Zoë d’Hont (1990) lives and works in Rotterdam and has a background in music, visual arts and art science. Composition, the placing of visual or sonic material, is her starting point. In her work she investigates how people experience space and place, how they move through it and how they relate to it. Her site specific installations and performances are a counterreaction to the current trend of disconnection and extreme fluidity in the experience of time and space. By collaborating with the architecture of a place and introducing ritual and delay, the perception is shifted to here and now, providing room for silence and contemplation. In her work she aims to create a moment in which time, place and the mind synchronize.
Due to her background in classical music, and with that reading sheet music, Zoë has become interested in the concept of “notation”: interpreting and performing a specific language or system.
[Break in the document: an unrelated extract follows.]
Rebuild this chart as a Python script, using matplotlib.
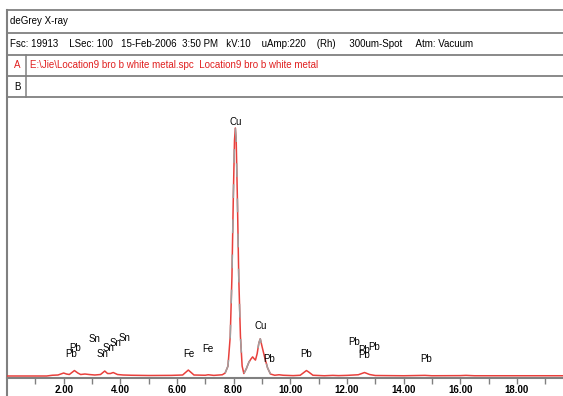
import matplotlib.pyplot as plt
from matplotlib.lines import Line2D

plt.rcParams['font.family'] = ['Liberation Sans', 'DejaVu Sans']

# spectrum: energy (keV) and relative counts (Cu Ka = 100)
energy = [0.0, 1.4, 1.6, 1.8, 2.0, 2.1, 2.2, 2.38, 2.5, 2.6, 2.75, 2.9, 3.1, 3.3,
          3.45, 3.55, 3.65, 3.75, 3.9, 4.1, 4.4, 5.0, 5.8, 6.2, 6.4, 6.6, 7.0, 7.1,
          7.3, 7.6, 7.7, 7.8, 7.88, 7.94, 7.99, 8.03, 8.06, 8.09, 8.13, 8.18, 8.24,
          8.3, 8.36, 8.45, 8.54, 8.62, 8.67, 8.72, 8.77, 8.83, 8.89, 8.94, 9.0,
          9.1, 9.2, 9.3, 9.45, 9.6, 9.75, 10.1, 10.35, 10.5, 10.57, 10.65, 10.8,
          11.2, 11.5, 11.7, 12.0, 12.4, 12.62, 12.8, 13.0, 14.0, 14.75, 15.0, 16.0,
          16.2, 16.5, 19.7]
counts = [0.0, 0.0, 0.3, 0.4, 1.2, 0.8, 0.6, 2.2, 1.2, 0.6, 0.8, 0.6, 0.4, 0.6,
          2.0, 1.0, 1.0, 1.4, 0.6, 0.4, 0.3, 0.2, 0.25, 0.4, 2.4, 0.4, 0.3, 0.5,
          0.25, 0.5, 1.2, 4.0, 16.0, 40.0, 73.0, 95.0, 100.0, 95.0, 73.0, 40.0, 16.0,
          4.0, 1.0, 3.0, 5.6, 7.0, 7.7, 7.0, 6.4, 9.0, 13.3, 15.0, 12.0,
          7.3, 3.2, 0.8, 0.3, 0.5, 0.3, 0.15, 0.3, 1.6, 2.2, 1.6, 0.3,
          0.1, 0.25, 0.15, 0.25, 0.5, 1.4, 0.6, 0.2, 0.1, 0.25, 0.1, 0.15,
          0.25, 0.1, 0.1]

# element markers: label, energy, height
peak_names = ['Cu', 'Cu', 'Pb', 'Fe', 'Fe', 'Pb', 'Pb', 'Pb', 'Pb', 'Pb', 'Pb',
              'Pb', 'Pb', 'Sn', 'Sn', 'Sn', 'Sn', 'Sn']
peak_kev = [8.07, 8.95, 9.27, 6.41, 7.08, 10.57, 12.27, 12.62, 12.62, 12.95, 14.78,
            2.25, 2.42, 3.09, 3.38, 3.6, 3.82, 4.14]
peak_height = [102.5, 20.2, 6.9, 8.9, 10.9, 8.9, 13.7, 10.5, 8.3, 11.7, 6.9,
               8.7, 11.3, 14.9, 8.9, 11.3, 13.3, 15.3]

tick_kev = list(range(1, 20))
tick_text = ['%.2f' % t if t % 2 == 0 else '' for t in tick_kev]

W, H = 563, 396
grey = '#808080'
fig = plt.figure(figsize=(W / 100, H / 100), dpi=100)

# header panel drawn in pixel coordinates
bg = fig.add_axes([0, 0, 1, 1])
bg.set_xlim(0, W)
bg.set_ylim(H, 0)
bg.axis('off')
for y in [10, 33, 55, 76, 97]:
    bg.add_line(Line2D([7, W], [y, y], color=grey, lw=1.3))
bg.add_line(Line2D([7, 7], [10, H], color=grey, lw=1.5))
bg.add_line(Line2D([26, 26], [55, 97], color=grey, lw=1.1))
bg.text(10, 21.5, 'deGrey X-ray', fontsize=7, va='center')
bg.text(10, 44, 'Fsc: 19913    LSec: 100   15-Feb-2006  3:50 PM   kV:10    '
        'uAmp:220    (Rh)     300um-Spot     Atm: Vacuum', fontsize=7, va='center')
bg.text(14, 65.5, 'A', fontsize=7, va='center', color='#e02020')
bg.text(30, 65.5, 'E:\\Jie\\Location9 bro b white metal.spc  Location9 bro b white metal',
        fontsize=7, va='center', color='#e02020')
bg.text(14, 86.5, 'B', fontsize=7, va='center')

# spectrum axes
x0, x1 = 7, W
ytop, yaxis = 98, 378
ax = fig.add_axes([x0 / W, (H - yaxis) / H, (x1 - x0) / W, (yaxis - ytop) / H])
ax.patch.set_alpha(0)
px = 100 / 248
ax.set_xlim(0, (x1 - x0) / 28.33)
ax.set_ylim(-2 * px, (376 - ytop) * px)
ax.plot(energy, counts, color='#e8403c', lw=1.1)
sub = [i for i, e in enumerate(energy) if 7.7 <= e <= 9.3]
ax.plot([energy[i] for i in sub], [counts[i] for i in sub], color='#a0a0a0', lw=1.1,
        dashes=(9, 14))
for name, e, h in zip(peak_names, peak_kev, peak_height):
    ax.text(e, h, name, fontsize=7, ha='center', va='center')

for s in ['top', 'left', 'right']:
    ax.spines[s].set_visible(False)
ax.spines['bottom'].set_color(grey)
ax.spines['bottom'].set_linewidth(1.5)
ax.set_yticks([])
ax.set_xticks(tick_kev)
ax.set_xticklabels(tick_text, fontsize=7, fontweight='bold')
ax.tick_params(axis='x', direction='out', length=4, width=1, color=grey, pad=1)

fig.savefig('out.png', dpi=100)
Since then she has been investigating the possibility of including notations as a methodology in her art practice. Studying, interpreting and performing compositions, language systems and instructions require a certain concentration and respect for the things that are there. Autonomous eloquence and authorship do not necessarily arise from originality and renewal, re-situating and reenacting the existing can evoke this as well.
With the use of slow, meditative and tactile techniques, I create space for silence and paying attention. In a world with an abundance of information, where the eye dominates over the ear and we shout each other down, emptiness and listening are very much needed. Complete silence does not exist, not even in an anechoic chamber, but when you really start to listen, attention arises for the layered complexity and subtlety of everything around us.
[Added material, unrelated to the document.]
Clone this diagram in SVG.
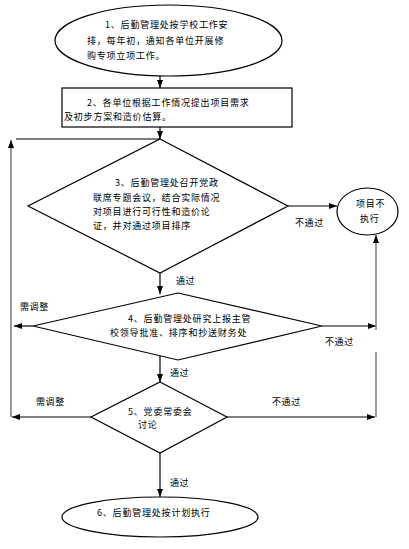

In addition to my visual work, which always contains references to an auditory world, I am working on the Temple for the Ear; a physical space where the visitor is invited to various forms of attunement. Deep Listening workshops take place here, and sound works are presented in which the revaluation of ambient sound and noise is central.
Anechoic chamber and Echocamber
This diptych represents the experience of visiting an anechoic chamber and an echo chamber.
While visiting an anechoic chamber I sensed a loss of space. Everything was there at the same time, there was no direction. I became the space itself. The lack of sound throws you back to yourself, which can be a frightening and revealing sensation at the same time. While visiting an echo chamber, singing was all I could do. The sound of my voice traveled infinitely in repetition. The use of green thread, refers to a virtual space, due to digital space can be experienced as an amplification of your own beliefs.
Inhabit the universe is an imagination of the ear as a transcending organ. The collision of a sound wave on the cochlea ends in the transcendent of the finite into the infinite. The process of hearing is comparable with a mirror cabinet, everything that ends up in it is multiplied by its own reflections. The presence and absence of doors and windows symbolizes the possibility to in- or exclude auditive information.
Noise Spectrum is a series of glass works that originates from a long-lasting interest in sound. The series is inspired by the noise spectrum; a range of eight different sound signals, named as colours, that correspond to a particular frequency, which the listener couples with specific material associations and states of mind. This sense of colour for noise signals is similar to the concept of timbre in music.
Noise-cancelling foam is used to mold pieces of glass in a rippled pattern, resembling sound waves. The reflective surface of the glass gives the pieces an even more liquid, transformative appearance. The collection of glass works is presented in foam-lined boxes, as jewels meant to amplify the beauty of noise.